荒神山自然体験教室
中 嶋 芳 弘

 「聞くこと」とあわせて「話すこと」の指導の大切さが言われる。その内容について、指導要領には次のように示されている。「話すこと」の指導では、
 ア 伝えたい事を選び、自分の考えが分かるように筋道を立てて相手や目的に応じた適切な言葉遣いで話すこと。
 ウ 互いの考えの相違点や共通点を考えながら、進んで話し合うこと。
言語事項の話すことでは、
 ○ その場の状況や目的に応じた適切な音量や速さで話すこと。
 ○ 相手やその場の状況に応じて丁寧な言葉で話すこと。
そして、内容の取扱いとして、次のような言語活動が例示されている。
 ○ 身近な話題についてスピーチをすること
 ○ 身近な出来事や調べた事柄について説明したり報告したりすることなど

 さて、他校でも同様の取り組みをしていることと思うが、本校でも、「荒神山自然体験教室」を実施した。
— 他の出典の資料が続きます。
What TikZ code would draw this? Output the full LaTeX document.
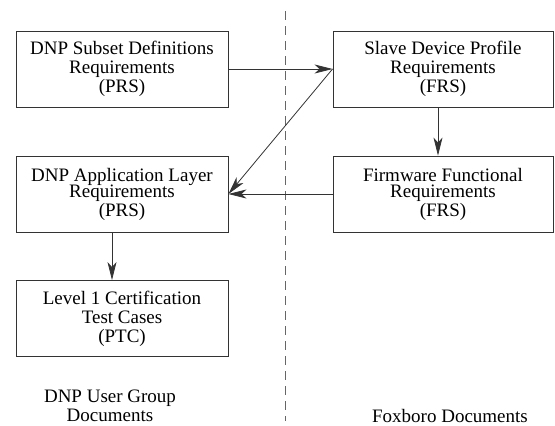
\documentclass[tikz,border=0pt]{standalone}
\usepackage{fontspec}
\setmainfont{Liberation Serif}
\usepackage{tikz}
\usetikzlibrary{arrows.meta, positioning}
\tikzstyle{box} = [rectangle, draw=black!80, line width=0.9pt, align=center, inner sep=0pt, minimum width=212pt, minimum height=76pt, font=\fontsize{19}{19}\selectfont]
\tikzstyle{wbox} = [box, minimum width=220pt]
\tikzstyle{caption} = [align=center, font=\fontsize{19}{19}\selectfont]
\tikzstyle{arrow} = [draw=black!80, line width=0.8pt, -{Stealth[length=18pt, width=9pt, inset=5pt]}]
\tikzstyle{divider} = [draw=black!60, line width=1pt, dash pattern=on 9pt off 6pt]

\begin{document}
\begin{tikzpicture}[x=1pt, y=-1pt]
			\useasboundingbox (0,0) rectangle (555,426);

			\node [box] (subset) at (122, 69) {DNP Subset Definitions\\Requirements\\(PRS)};
			\node [wbox] (slave) at (443, 69) {Slave Device Profile\\Requirements\\(FRS)};
			\node [box] (app) at (122, 194) {DNP Application Layer\\[-3pt]Requirements\\(PRS)};
			\node [wbox] (firmware) at (443, 194) {Firmware Functional\\[-3pt]Requirements\\(FRS)};
			\node [box] (level1) at (122, 318.5) {Level 1 Certification\\Test Cases\\(PTC)};

			\node [caption] (usergroup) at (110, 406) {DNP User Group\\Documents};
			\node [caption] (foxboro) at (450, 415.5) {Foxboro Documents};

			\coordinate (divtop) at (285, 11);
			\coordinate (divbot) at (285, 421);
			\path [divider] (divtop) -- (divbot);

			\path [arrow] (subset) -- (slave);
			\path [arrow] (slave.west) -- (app.east);
			\path [arrow] (firmware) -- (app);
			\path [arrow] ([xshift=-5pt]slave.south) -- ([xshift=-5pt]firmware.north);
			\path [arrow] ([xshift=-10pt]app.south) -- ([xshift=-10pt]level1.north);
		\end{tikzpicture}
\end{document}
小学校生活初の宿泊を伴う行事である。子どもたちは、班にわかれ、みんなと仲良く活動するにはどうしたらよいか、どんなことをするのかを話し合い、準備や練習を続けてきた。その中に、班長による司会やあいさつ、学校紹介、活動係による活動の説明、食事係による諸注意などがあった。

 宿泊を伴う学習が初めて、従ってその中での様々な「話すこと」の場も初めての子どもたちである。「1回きりの場なのだから、原稿を読ませて終わればよい」という考え方もあろう。しかし、子どもたちの合宿に向かう期待と緊張は、苦手なことを克服していくバネになるものである。「できれば、しっかりと覚え、胸を張って」と場に臨む子どもたちに声援を送った。

 「自然体験教室」が終わり、学校へ帰りつく。そして、「帰りの集い」を司会するA児が前に出た。
「すばらしい体験をして、元気に帰って来ることができました。これはみんなが協力して活動を進めたからだと思います。それでは、まず、活動係のみなさんにウォークラリーの結果を発表してもらいます。」
「ウォークラリーの結果を発表します。1位は、1班。90分ちょうどでした。1班の人、前へ ……後略……」
 練習では、学校紹介の言葉がうまく言えなかったB児。夕べの集いでは、練習の成果を見せ、しっかり話すことができた。その満足感もあってのことだろう。「帰りの集い」では、仲間の話に瞳を輝かせて聞き入っている姿が見られた。